Reviewing bank statements line by line is slow, and the patterns that matter are easy to miss across many accounts and months. Automated bank-statement analysis reads every transaction, surfaces unusual patterns, rates the risk, and keeps the evidence — so reviewers spend their time on judgment, not data entry.
From PDF to a clear picture
The pipeline opens statement PDFs and pulls out every transaction — date, amount in, amount out, balance, and counterparty — then cleans the messy entries into a consistent table and recognises which banks and related parties are involved, so the picture makes sense at a glance.
The red flags worth catching
- Many small deposits that quietly add up to a large sum.
- Money arriving and leaving on the same day.
- Repeated exact round-number transfers.
- An account with huge money flowing through it but a small balance.
One risk rating, with the evidence
Every pattern is weighted and rolled into a single risk rating, so you instantly know whether activity is routine or worth investigating. Everything is exported to spreadsheets and each flag is backed by the exact transactions behind it — so any conclusion can be double-checked, sorted, or shared.
The honest part
Automated analysis doesn’t make accusations. It highlights what deserves attention and why, and leaves the final judgment to a person — keeping a human firmly in the loop while removing the manual grind.

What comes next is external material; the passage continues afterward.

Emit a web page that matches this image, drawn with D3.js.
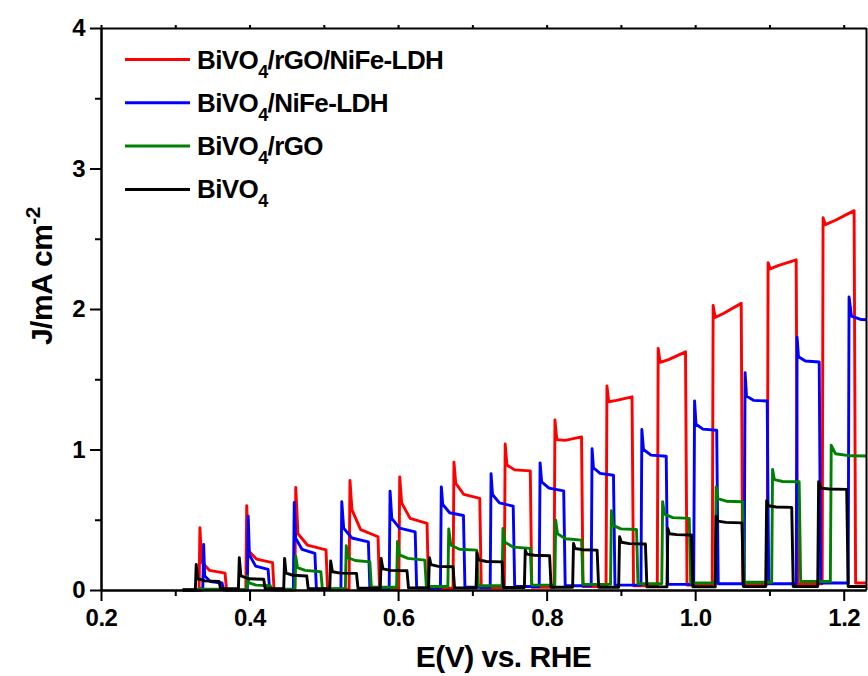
<!DOCTYPE html>
<html>
<head>
<meta charset="utf-8">
<script src="https://cdn.jsdelivr.net/npm/d3@7"></script>
<style>
  body { margin: 0; background: #fff; }
  svg text { font-family: "Liberation Sans", Arial, sans-serif; font-weight: bold; fill: #000; }
</style>
</head>
<body>
<svg id="canvas" width="868" height="676"></svg>
<script>
// chopped-light LSV, each row = one light pulse
// [E on, E off, spike J, J soon after spike, J mid-pulse, J at light off, dark J after pulse]
const redPulses = [
  [0.332, 0.367, 0.443, 0.20, 0.14, 0.12, 0.0],
  [0.395, 0.431, 0.60, 0.28, 0.22, 0.195, 0.0],
  [0.461, 0.503, 0.73, 0.40, 0.32, 0.285, 0.005],
  [0.534, 0.573, 0.78, 0.57, 0.43, 0.379, 0.01],
  [0.601, 0.639, 0.805, 0.62, 0.51, 0.474, 0.012],
  [0.674, 0.710, 0.91, 0.76, 0.68, 0.652, 0.015],
  [0.743, 0.778, 1.04, 0.89, 0.855, 0.848, 0.02],
  [0.810, 0.847, 1.21, 1.07, 1.065, 1.09, 0.025],
  [0.880, 0.915, 1.452, 1.34, 1.35, 1.375, 0.03],
  [0.949, 0.987, 1.72, 1.62, 1.64, 1.695, 0.035],
  [1.023, 1.062, 2.025, 1.94, 1.97, 2.04, 0.04],
  [1.097, 1.136, 2.33, 2.285, 2.31, 2.35, 0.045],
  [1.171, 1.214, 2.65, 2.60, 2.63, 2.70, 0.05]
];
const bluePulses = [
  [0.337, 0.363, 0.325, 0.10, 0.06, 0.05, 0.0],
  [0.397, 0.425, 0.526, 0.25, 0.17, 0.147, 0.002],
  [0.459, 0.488, 0.623, 0.37, 0.29, 0.26, 0.005],
  [0.523, 0.560, 0.628, 0.44, 0.37, 0.343, 0.01],
  [0.588, 0.623, 0.704, 0.51, 0.44, 0.414, 0.015],
  [0.657, 0.688, 0.734, 0.61, 0.55, 0.53, 0.02],
  [0.724, 0.755, 0.827, 0.68, 0.62, 0.597, 0.025],
  [0.790, 0.823, 0.905, 0.77, 0.725, 0.706, 0.03],
  [0.860, 0.890, 1.005, 0.87, 0.83, 0.817, 0.035],
  [0.927, 0.961, 1.142, 1.0, 0.96, 0.952, 0.04],
  [0.998, 1.029, 1.345, 1.18, 1.145, 1.137, 0.045],
  [1.066, 1.097, 1.547, 1.38, 1.35, 1.345, 0.045],
  [1.136, 1.167, 1.80, 1.66, 1.63, 1.623, 0.05],
  [1.206, 1.250, 2.085, 1.95, 1.925, 1.92, 0.05]
];
const greenPulses = [
  [0.333, 0.366, 0.012, 0.006, 0.005, 0.005, 0.0],
  [0.396, 0.428, 0.10, 0.05, 0.035, 0.03, 0.005],
  [0.461, 0.496, 0.24, 0.16, 0.14, 0.13, 0.01],
  [0.529, 0.562, 0.315, 0.23, 0.21, 0.20, 0.02],
  [0.598, 0.636, 0.346, 0.25, 0.225, 0.213, 0.025],
  [0.667, 0.706, 0.434, 0.32, 0.29, 0.284, 0.03],
  [0.740, 0.778, 0.438, 0.34, 0.305, 0.296, 0.035],
  [0.811, 0.847, 0.497, 0.40, 0.365, 0.355, 0.04],
  [0.886, 0.921, 0.564, 0.46, 0.435, 0.431, 0.045],
  [0.955, 0.992, 0.628, 0.54, 0.515, 0.51, 0.05],
  [1.027, 1.064, 0.734, 0.65, 0.632, 0.628, 0.055],
  [1.103, 1.140, 0.858, 0.785, 0.772, 0.77, 0.06],
  [1.182, 1.250, 1.03, 0.97, 0.955, 0.952, 0.065]
];
const blackPulses = [
  [0.327, 0.359, 0.182, 0.08, 0.065, 0.06, 0.01],
  [0.385, 0.419, 0.23, 0.10, 0.08, 0.076, 0.01],
  [0.446, 0.477, 0.225, 0.12, 0.105, 0.10, 0.01],
  [0.508, 0.544, 0.206, 0.13, 0.12, 0.118, 0.012],
  [0.576, 0.612, 0.225, 0.15, 0.14, 0.137, 0.015],
  [0.641, 0.674, 0.23, 0.18, 0.168, 0.166, 0.015],
  [0.705, 0.740, 0.265, 0.215, 0.203, 0.20, 0.018],
  [0.770, 0.804, 0.284, 0.255, 0.247, 0.244, 0.02],
  [0.835, 0.868, 0.332, 0.295, 0.287, 0.284, 0.02],
  [0.897, 0.933, 0.379, 0.34, 0.33, 0.327, 0.022],
  [0.962, 0.995, 0.438, 0.40, 0.394, 0.391, 0.022],
  [1.027, 1.063, 0.526, 0.49, 0.481, 0.478, 0.025],
  [1.095, 1.130, 0.635, 0.60, 0.591, 0.588, 0.025],
  [1.165, 1.204, 0.77, 0.725, 0.719, 0.716, 0.025]
];

const seriesNames = ["BiVO4/rGO/NiFe-LDH", "BiVO4/NiFe-LDH", "BiVO4/rGO", "BiVO4"];
const seriesColors = ["#ff0000", "#0000ff", "#008000", "#000000"];
const xTicks = [0.2, 0.4, 0.6, 0.8, 1.0, 1.2];
const xMinor = [0.3, 0.5, 0.7, 0.9, 1.1];
const yTicks = [0, 1, 2, 3, 4];
const yMinor = [0.5, 1.5, 2.5, 3.5];

(function() {
  var left = 101, right = 866, top = 28, bottom = 590;
  var svg = d3.select("#canvas");

  var x = d3.scaleLinear().domain([0.2, 1.23]).range([left, right]);
  var y = d3.scaleLinear().domain([0, 4]).range([bottom, top]);

  // turn pulse rows into a polyline
  function trace(pulses) {
    var pts = [[0.31, 0]];
    var prevDark = 0;
    pulses.forEach(function(p) {
      var on = p[0], off = p[1], w = off - on;
      pts.push([on, prevDark]);
      pts.push([on + 0.0012, p[2]]);
      pts.push([on + 0.1 * w, p[3]]);
      pts.push([on + 0.4 * w, p[4]]);
      pts.push([off, p[5]]);
      pts.push([off + 0.002, p[6]]);
      prevDark = p[6];
    });
    pts.push([1.25, prevDark]);
    return pts;
  }

  svg.append("clipPath").attr("id", "plotclip")
    .append("rect").attr("x", left).attr("y", top)
    .attr("width", right - left).attr("height", bottom - top + 2);

  var line = d3.line().x(d => x(d[0])).y(d => y(d[1]));
  var all = [redPulses, bluePulses, greenPulses, blackPulses];

  svg.append("g").attr("clip-path", "url(#plotclip)")
    .selectAll("path")
    .data(all)
    .join("path")
    .attr("d", d => line(trace(d)))
    .attr("fill", "none")
    .attr("stroke", (d, i) => seriesColors[i])
    .attr("stroke-width", 2.9)
    .attr("stroke-linejoin", "round");

  // axes
  function styleAxis(g) {
    g.selectAll("path, line").attr("stroke", "#000").attr("stroke-width", 2);
    g.selectAll("text").attr("font-size", 24).attr("letter-spacing", -0.5)
      .attr("font-family", null).attr("fill", null);
  }

  svg.append("g").attr("transform", "translate(0," + bottom + ")")
    .call(d3.axisBottom(x).tickValues(xTicks).tickSize(11).tickSizeOuter(0)
      .tickPadding(8).tickFormat(d3.format(".1f")))
    .call(styleAxis);
  svg.append("g").attr("transform", "translate(0," + bottom + ")")
    .call(d3.axisBottom(x).tickValues(xMinor).tickSize(6).tickSizeOuter(0).tickFormat(""))
    .call(styleAxis);
  svg.append("g").attr("transform", "translate(" + left + ",0)")
    .call(d3.axisLeft(y).tickValues(yTicks).tickSize(11).tickSizeOuter(0)
      .tickPadding(5).tickFormat(d3.format("d")))
    .call(styleAxis);
  svg.append("g").attr("transform", "translate(" + left + ",0)")
    .call(d3.axisLeft(y).tickValues(yMinor).tickSize(6).tickSizeOuter(0).tickFormat(""))
    .call(styleAxis);
  svg.append("g").attr("transform", "translate(0," + top + ")")
    .call(d3.axisTop(x).tickValues(xTicks.concat(xMinor)).tickSize(3).tickSizeOuter(0).tickFormat(""))
    .call(styleAxis);
  svg.append("line").attr("x1", right + 0.5).attr("x2", right + 0.5)
    .attr("y1", top).attr("y2", bottom)
    .attr("stroke", "#000").attr("stroke-width", 2);

  // axis titles
  svg.append("text").attr("x", (left + right) / 2 + 20).attr("y", 667)
    .attr("text-anchor", "middle").attr("font-size", 30).attr("letter-spacing", -0.5)
    .text("E(V) vs. RHE");

  var yt = svg.append("text").attr("transform", "translate(52,276) rotate(-90)")
    .attr("text-anchor", "middle").attr("font-size", 30).attr("letter-spacing", -0.5);
  yt.append("tspan").text("J/mA cm");
  yt.append("tspan").attr("font-size", 21).attr("dy", -12).text("-2");

  // legend
  var leg = svg.append("g").selectAll("g").data(seriesNames).join("g")
    .attr("transform", (d, i) => "translate(0," + (59.5 + i * 43.3) + ")");
  leg.append("line").attr("x1", 125).attr("x2", 190)
    .attr("stroke", (d, i) => seriesColors[i]).attr("stroke-width", 3);
  var lt = leg.append("text").attr("x", 197).attr("y", 9)
    .attr("font-size", 26).attr("letter-spacing", -0.6);
  lt.append("tspan").text("BiVO");
  lt.append("tspan").attr("font-size", 18).attr("dy", 9).text("4");
  lt.append("tspan").attr("dy", -9).text(d => d.slice(5));
})();
</script>
</body>
</html>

Frequently asked questions
What does it flag?
Patterns like many small deposits adding up, same-day money in and out, repeated round-number transfers, and high flow against a small balance.
Does it decide guilt?
No — it surfaces what deserves attention and why, with the underlying transactions as evidence, and leaves the decision to a human reviewer.
Can flags be verified?
Yes — every flag is backed by the exact transactions behind it, and everything is exported to spreadsheets for checking and sharing.